(Stored records)
+++

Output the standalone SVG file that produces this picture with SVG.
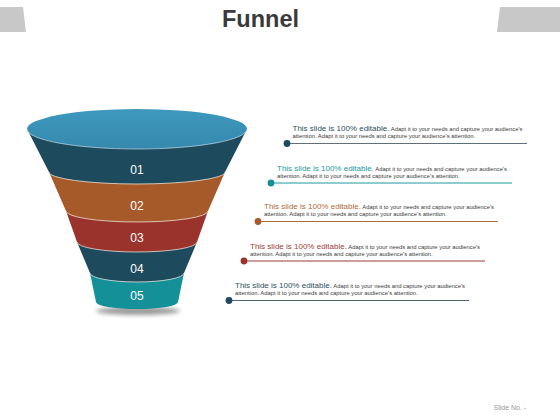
<svg xmlns="http://www.w3.org/2000/svg" width="560" height="420" viewBox="0 0 560 420">
<style>
text{font-family:"Liberation Sans",Arial,sans-serif}
.num{fill:#fff;font-size:12px;text-anchor:middle}
.sep{fill:none;stroke:#f2e6dc;stroke-width:0.9;stroke-opacity:0.85}
.head{font-size:8px}
.small{font-size:5.85px;fill:#3a3a3a}
.lead{stroke-width:1;fill:none}
</style>
<defs>
<filter id="blur" x="-50%" y="-200%" width="200%" height="500%"><feGaussianBlur stdDeviation="2"/></filter>
<linearGradient id="topg" x1="0" y1="0" x2="0" y2="1"><stop offset="0" stop-color="#3e98bd"/><stop offset="1" stop-color="#3589ae"/></linearGradient>
</defs>
<rect width="560" height="420" fill="#fff"/>
<g id="header">
<polygon points="0,7 23,7 26,32 0,32" fill="#c8c8c8"/>
<polygon points="500,7 560,7 560,32 497,32" fill="#c8c8c8"/>
<text x="260.5" y="27" font-size="23.5" font-weight="bold" fill="#3a3a3a" text-anchor="middle">Funnel</text>
</g>
<g id="funnel">
<ellipse cx="138" cy="311" rx="42" ry="4" fill="#9a9a9a" filter="url(#blur)"/>
<g id="band5"><path d="M90,273 L184,273 L178,302 A41,7 0 0 1 96,302 Z" fill="#149099"/><text class="num" x="137" y="300">05</text></g>
<g id="band4"><path d="M77,242 L197,242 L184,273 A47,9 0 0 1 90,273 Z" fill="#1d4a5c"/><path class="sep" d="M184,273 A47,9 0 0 1 90,273"/><text class="num" x="137" y="273">04</text></g>
<g id="band3"><path d="M66,211 L208,211 L197,242 A60,10 0 0 1 77,242 Z" fill="#9a332b"/><path class="sep" d="M197,242 A60,10 0 0 1 77,242"/><text class="num" x="137" y="242">03</text></g>
<g id="band2"><path d="M49,172 L225,172 L208,211 A71,11 0 0 1 66,211 Z" fill="#a65a2a"/><path class="sep" d="M208,211 A71,11 0 0 1 66,211"/><text class="num" x="137" y="210">02</text></g>
<g id="band1"><path d="M27,129 L247,129 L225,172 A88,12 0 0 1 49,172 Z" fill="#1d4a5c"/><path class="sep" d="M225,172 A88,12 0 0 1 49,172"/><text class="num" x="137" y="174">01</text></g>
<g id="top"><ellipse cx="137" cy="129" rx="110" ry="20" fill="url(#topg)"/><path d="M27,129 A110,20 0 0 0 247,129" fill="none" stroke="#cfe6ef" stroke-width="0.8" stroke-opacity="0.8"/></g>
</g>
<g id="connectors">
<line class="lead" x1="287" y1="143.5" x2="527" y2="143.5" stroke="#5d707c"/><circle cx="287" cy="143.5" r="3.4" fill="#1d4a5c"/>
<line class="lead" x1="271" y1="183" x2="512" y2="183" stroke="#1a9aa0"/><circle cx="271" cy="183" r="3.4" fill="#149099"/>
<line class="lead" x1="258" y1="221.5" x2="498" y2="221.5" stroke="#b0703e"/><circle cx="258" cy="221.5" r="3.4" fill="#a65a2a"/>
<line class="lead" x1="244" y1="261" x2="485" y2="261" stroke="#9e3d35"/><circle cx="244" cy="261" r="3.4" fill="#9a332b"/>
<line class="lead" x1="229" y1="300.5" x2="469" y2="300.5" stroke="#4d6672"/><circle cx="229" cy="300.5" r="3.4" fill="#1d4a5c"/>
</g>
<g id="text1">
<text x="292.5" y="131"><tspan class="head" fill="#2d4f60">This slide is 100% editable.</tspan><tspan class="small"> Adapt it to your needs and capture your audience's</tspan></text>
<text class="small" x="292.5" y="138">attention. Adapt it to your needs and capture your audience's attention.</text>
</g>
<g id="text2">
<text x="277" y="170.5"><tspan class="head" fill="#1a9aa0">This slide is 100% editable.</tspan><tspan class="small"> Adapt it to your needs and capture your audience's</tspan></text>
<text class="small" x="277" y="177.5">attention. Adapt it to your needs and capture your audience's attention.</text>
</g>
<g id="text3">
<text x="264" y="209"><tspan class="head" fill="#b06a3a">This slide is 100% editable.</tspan><tspan class="small"> Adapt it to your needs and capture your audience's</tspan></text>
<text class="small" x="264" y="216">attention. Adapt it to your needs and capture your audience's attention.</text>
</g>
<g id="text4">
<text x="250" y="248.5"><tspan class="head" fill="#a0403a">This slide is 100% editable.</tspan><tspan class="small"> Adapt it to your needs and capture your audience's</tspan></text>
<text class="small" x="250" y="255.5">attention. Adapt it to your needs and capture your audience's attention.</text>
</g>
<g id="text5">
<text x="235" y="288"><tspan class="head" fill="#2d4f60">This slide is 100% editable.</tspan><tspan class="small"> Adapt it to your needs and capture your audience's</tspan></text>
<text class="small" x="235" y="295">attention. Adapt it to your needs and capture your audience's attention.</text>
</g>
<g id="footer"><text x="493.5" y="410" font-size="7" fill="#999">Slide No. -</text></g>
</svg>
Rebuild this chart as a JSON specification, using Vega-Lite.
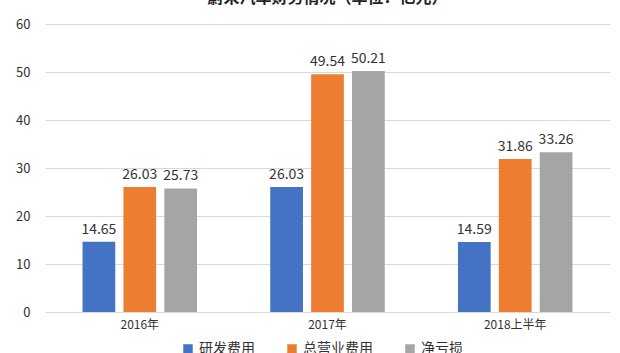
{
  "$schema": "https://vega.github.io/schema/vega-lite/v6.json",
  "width": 565,
  "height": 288,
  "autosize": {"type": "none"},
  "padding": {"left": 45, "top": 24, "right": 10, "bottom": 41},
  "background": "white",
  "title": {"text": "蔚来汽车财务情况（单位：亿元）", "fontSize": 16, "font": "Noto Sans CJK SC", "fontWeight": "bold", "color": "#222222", "anchor": "middle", "offset": 12},
  "config": {
    "font": "Noto Sans CJK SC",
    "view": {"stroke": null}
  },
  "data": {
    "values": [
      {"period": "2016年", "item": "研发费用", "value": 14.65},
      {"period": "2016年", "item": "总营业费用", "value": 26.03},
      {"period": "2016年", "item": "净亏损", "value": 25.73},
      {"period": "2017年", "item": "研发费用", "value": 26.03},
      {"period": "2017年", "item": "总营业费用", "value": 49.54},
      {"period": "2017年", "item": "净亏损", "value": 50.21},
      {"period": "2018上半年", "item": "研发费用", "value": 14.59},
      {"period": "2018上半年", "item": "总营业费用", "value": 31.86},
      {"period": "2018上半年", "item": "净亏损", "value": 33.26}
    ]
  },
  "encoding": {
    "x": {"field": "period", "type": "nominal", "sort": null, "title": null,
      "scale": {"paddingInner": 0.39, "paddingOuter": 0.2},
      "axis": {"labelAngle": 0, "labelFontSize": 12, "labelColor": "#333333", "ticks": false, "domain": false, "labelPadding": 7}},
    "xOffset": {"field": "item", "type": "nominal", "sort": ["研发费用", "总营业费用", "净亏损"], "scale": {"paddingInner": 0.2}},
    "y": {"field": "value", "type": "quantitative", "title": null,
      "scale": {"domain": [0, 60]},
      "axis": {"values": [0, 10, 20, 30, 40, 50, 60], "labelOverlap": false, "labelFontSize": 13, "labelColor": "#333333", "ticks": false, "domain": false, "gridColor": "#d9d9d9", "labelPadding": 15}}
  },
  "layer": [
    {
      "mark": {"type": "bar"},
      "encoding": {
        "color": {"field": "item", "type": "nominal", "sort": ["研发费用", "总营业费用", "净亏损"],
          "scale": {"domain": ["研发费用", "总营业费用", "净亏损"], "range": ["#4472C4", "#ED7D31", "#A5A5A5"]},
          "legend": {"orient": "none", "legendX": 136, "legendY": 318, "direction": "horizontal", "title": null, "symbolType": "square", "symbolSize": 90, "labelFontSize": 14, "labelColor": "#333333", "columnPadding": 30}}
      }
    },
    {
      "mark": {"type": "text", "dy": -12, "fontSize": 14, "color": "#333333"},
      "encoding": {"text": {"field": "value", "type": "quantitative", "format": ".2f"}}
    }
  ]
}
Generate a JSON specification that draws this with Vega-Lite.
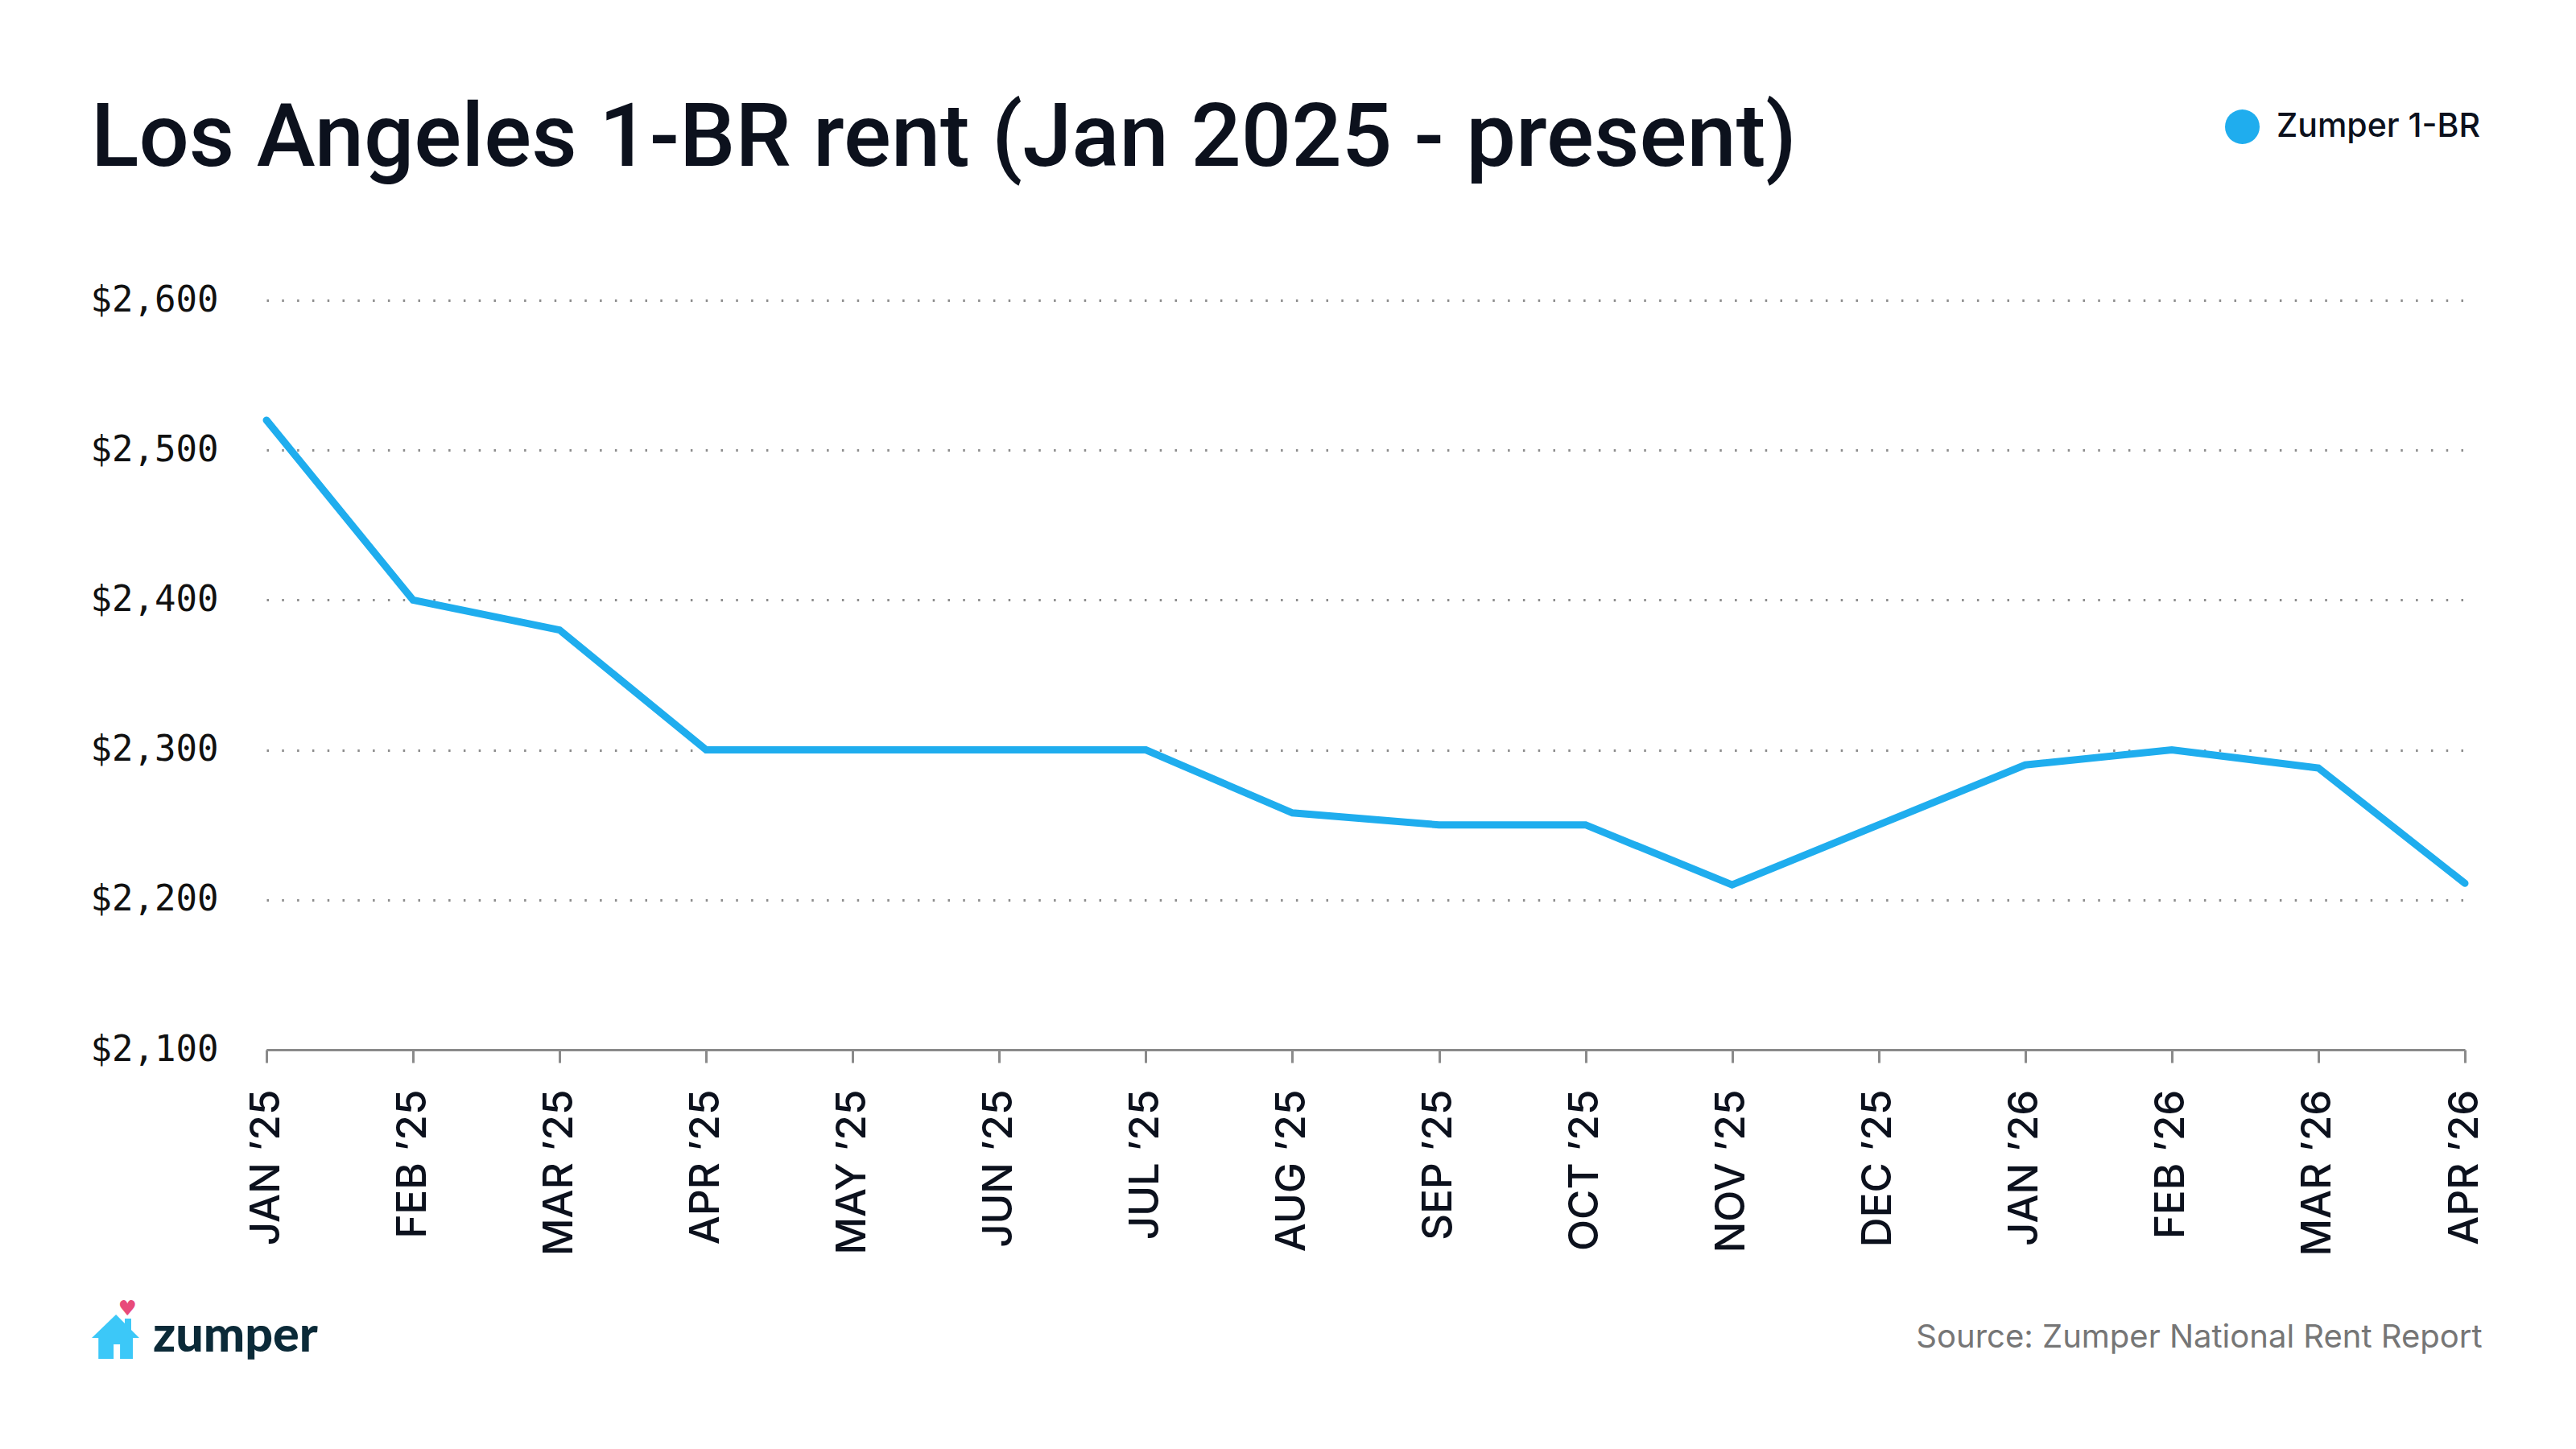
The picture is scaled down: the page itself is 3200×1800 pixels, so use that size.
{
  "$schema": "https://vega.github.io/schema/vega-lite/v6.json",
  "width": 2731,
  "height": 931,
  "autosize": {"type": "none"},
  "padding": {"left": 331, "top": 373, "right": 138, "bottom": 496},
  "background": "#ffffff",
  "config": {"view": {"stroke": null}},
  "title": {
    "text": "Los Angeles 1-BR rent (Jan 2025 - present)",
    "anchor": "start",
    "frame": "group",
    "font": "Roboto",
    "fontSize": 110,
    "fontWeight": 500,
    "color": "#0C111D",
    "dx": -218,
    "offset": 0,
    "dy": 180,
    "baseline": "alphabetic",
    "limit": 0
  },
  "data": {
    "values": [
      {"month": "JAN ’25", "rent": 2520},
      {"month": "FEB ’25", "rent": 2400},
      {"month": "MAR ’25", "rent": 2380},
      {"month": "APR ’25", "rent": 2300},
      {"month": "MAY ’25", "rent": 2300},
      {"month": "JUN ’25", "rent": 2300},
      {"month": "JUL ’25", "rent": 2300},
      {"month": "AUG ’25", "rent": 2258},
      {"month": "SEP ’25", "rent": 2250},
      {"month": "OCT ’25", "rent": 2250},
      {"month": "NOV ’25", "rent": 2210},
      {"month": "DEC ’25", "rent": 2250},
      {"month": "JAN ’26", "rent": 2290},
      {"month": "FEB ’26", "rent": 2300},
      {"month": "MAR ’26", "rent": 2288},
      {"month": "APR ’26", "rent": 2211}
    ]
  },
  "encoding": {
    "x": {
      "field": "month",
      "type": "ordinal",
      "sort": null,
      "scale": {"type": "point", "padding": 0},
      "title": "Source: Zumper National Rent Report",
      "axis": {
        "labelAngle": 270,
        "labelFont": "Inter",
        "labelFontSize": 51,
        "labelFontWeight": 500,
        "labelColor": "#0C111D",
        "labelPadding": 33,
        "labelLimit": 0,
        "tickSize": 16,
        "tickWidth": 3,
        "tickColor": "#8a8a8a",
        "domainColor": "#8a8a8a",
        "domainWidth": 3,
        "grid": false,
        "titleFont": "Inter",
        "titleFontSize": 40,
        "titleFontWeight": 400,
        "titleColor": "#767676",
        "titleAlign": "right",
        "titleBaseline": "alphabetic",
        "titleX": 2752,
        "titleY": 369,
        "titleLimit": 0
      }
    },
    "y": {
      "field": "rent",
      "type": "quantitative",
      "scale": {"domain": [2100, 2600], "nice": false, "zero": false},
      "title": "♥",
      "axis": {
        "values": [2100, 2200, 2300, 2400, 2500, 2600],
        "format": "$,.0f",
        "domain": false,
        "ticks": false,
        "grid": true,
        "gridColor": "#8c8c8c",
        "gridWidth": 3,
        "gridDash": [2.5, 16.3],
        "labelFont": "DejaVu Sans Mono",
        "labelFontSize": 44,
        "labelColor": "#111111",
        "labelPadding": 60,
        "labelBaseline": "middle",
        "labelLimit": 0,
        "titleFont": "DejaVu Sans",
        "titleFontSize": 26,
        "titleFontWeight": 400,
        "titleColor": "#E84A7A",
        "titleAngle": 0,
        "titleAlign": "center",
        "titleBaseline": "middle",
        "titleX": -173,
        "titleY": 1252
      }
    }
  },
  "layer": [
    {
      "mark": {"type": "line", "strokeWidth": 9, "strokeCap": "round"},
      "encoding": {
        "color": {
          "datum": "Zumper 1-BR",
          "scale": {"range": ["#1FADEE"]},
          "legend": {
            "title": null,
            "orient": "none",
            "legendX": 2433,
            "legendY": -237,
            "padding": 0,
            "symbolType": "circle",
            "symbolSize": 1849,
            "symbolFillColor": "#1FADEE",
            "symbolStrokeWidth": 0,
            "labelFont": "Inter",
            "labelFontSize": 41,
            "labelFontWeight": 500,
            "labelColor": "#0C111D",
            "labelOffset": 21,
            "labelLimit": 0,
            "encode": {
              "symbols": {
                "update": {
                  "fill": {"value": "#1FADEE"},
                  "stroke": {"value": "transparent"},
                  "shape": {"value": "circle"}
                }
              }
            }
          }
        }
      }
    },
    {
      "mark": {"type": "point", "opacity": 0, "filled": true, "color": "#3CC8F8"},
      "encoding": {
        "shape": {
          "datum": "zumper",
          "scale": {"range": ["M0.02,-0.93 L0.39,-0.56 L0.39,-0.76 L0.66,-0.76 L0.66,-0.29 L1,0.05 L0.73,0.05 L0.73,0.93 L0.19,0.93 L0.19,0.32 L-0.08,0.32 L-0.08,0.93 L-0.72,0.93 L-0.72,0.05 L-1,0.05 Z"]},
          "legend": {
            "title": null,
            "orient": "none",
            "legendX": -218,
            "legendY": 1257,
            "padding": 0,
            "symbolSize": 3481,
            "symbolFillColor": "#3CC8F8",
            "symbolStrokeWidth": 0,
            "symbolOpacity": 1,
            "labelFont": "Lato",
            "labelFontSize": 61,
            "labelFontWeight": 900,
            "labelColor": "#0B2A38",
            "labelOffset": 16,
            "labelLimit": 0,
            "encode": {
              "symbols": {
                "update": {
                  "fill": {"value": "#3CC8F8"},
                  "opacity": {"value": 1},
                  "stroke": {"value": "transparent"}
                }
              }
            }
          }
        }
      }
    }
  ]
}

+++

▶ [What you have to do] Search the data for the string "picture" and copy each line where it appears.

▶ [Result of the exercise]
Output the standalone SVG file that produces this picture with SVG.
The picture is scaled down: the page itself is 3200×1800 pixels, so use that size.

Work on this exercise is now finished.